13.2 Type-Safe Data Models with Pydantic

Pydantic enforces type safety through data models, validating CSV and configuration data before database insertion. Models define expected types and constraints, reducing runtime errors.

13.2.1 Defining Pydantic Models

Define a type-safe model for sales and configuration data.

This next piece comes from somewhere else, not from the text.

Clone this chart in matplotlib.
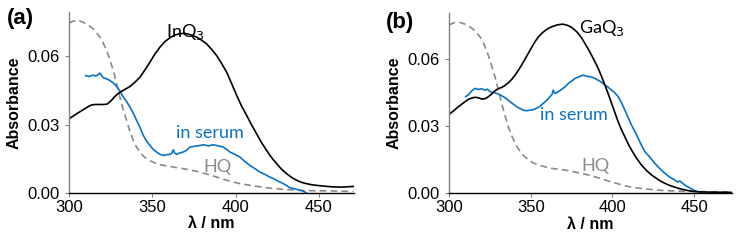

# File: de-onboarding/models.py
from pydantic import BaseModel, Field  # For Pydantic models
from typing import List  # For type annotations

class Sale(BaseModel):
    """Pydantic model for a sale record."""
    product: str = Field(..., min_length=1)  # Non-empty string
    price: float = Field(..., gt=0)  # Positive float
    quantity: int = Field(..., gt=0)  # Positive integer

class Config(BaseModel):
    """Pydantic model for configuration."""
    min_price: float = Field(..., ge=0)
    max_quantity: int = Field(..., gt=0)
    required_fields: List[str]
    product_prefix: str = Field(..., min_length=1)
    max_decimals: int = Field(..., ge=0)

Follow-Along Instructions:

  1. Install Pydantic: pip install pydantic.
  2. Save as de-onboarding/models.py.
  3. Configure editor for 4-space indentation per PEP 8.
  4. Common Errors:
    • ModuleNotFoundError: Install pydantic.
    • IndentationError: Use 4 spaces. Run python -tt models.py.

Key Points:

  • BaseModel: Base class for Pydantic models.
  • Field(..., constraints): Enforces validation (e.g., gt=0 for positive values).
  • Time Complexity: O(1) for validating a single record.
  • Space Complexity: O(1) per model instance.
  • Implication: Ensures data integrity for Hijra Group’s pipelines.

13.2.2 Validating Data

Validate CSV data with Pydantic.

# File: de-onboarding/validate_pydantic.py
from pydantic import ValidationError  # For error handling
from models import Sale  # Import Pydantic model
from typing import Optional  # For type annotations

def validate_sale(sale_dict: dict) -> Optional[Sale]:
    """Validate a sale dictionary using Pydantic."""
    try:
        sale = Sale(**sale_dict)  # Create Pydantic model
        print(f"Validated sale: {sale}")  # Debug
        return sale
    except ValidationError as e:
        print(f"Invalid sale: {sale_dict}, Error: {e}")  # Log error
        return None

# Test
if __name__ == "__main__":
    sale_dict = {"product": "Halal Laptop", "price": 999.99, "quantity": 2}
    sale = validate_sale(sale_dict)
    print("Result:", sale)
    invalid_sale = {"product": "", "price": -10.0, "quantity": 0}
    result = validate_sale(invalid_sale)
    print("Invalid Result:", result)

# Expected Output:
# Validated sale: product='Halal Laptop' price=999.99 quantity=2
# Result: product='Halal Laptop' price=999.99 quantity=2
# Invalid sale: {'product': '', 'price': -10.0, 'quantity': 0}, Error: 3 validation errors...
# Invalid Result: None

Follow-Along Instructions:

  1. Save as de-onboarding/validate_pydantic.py.
  2. Ensure models.py exists in de-onboarding/.
  3. Configure editor for 4-space indentation per PEP 8.
  4. Run: python validate_pydantic.py.
  5. Verify output matches expected.
  6. Common Errors:
    • ValidationError: Print sale_dict to debug invalid fields. To inspect specific errors, print e.errors()[0]["loc"] to see the failing field (e.g., product).
    • IndentationError: Use 4 spaces. Run python -tt validate_pydantic.py.

Key Points:

  • try/except: Handles validation errors without crashing.
  • Implication: Prevents invalid data from entering SQLite.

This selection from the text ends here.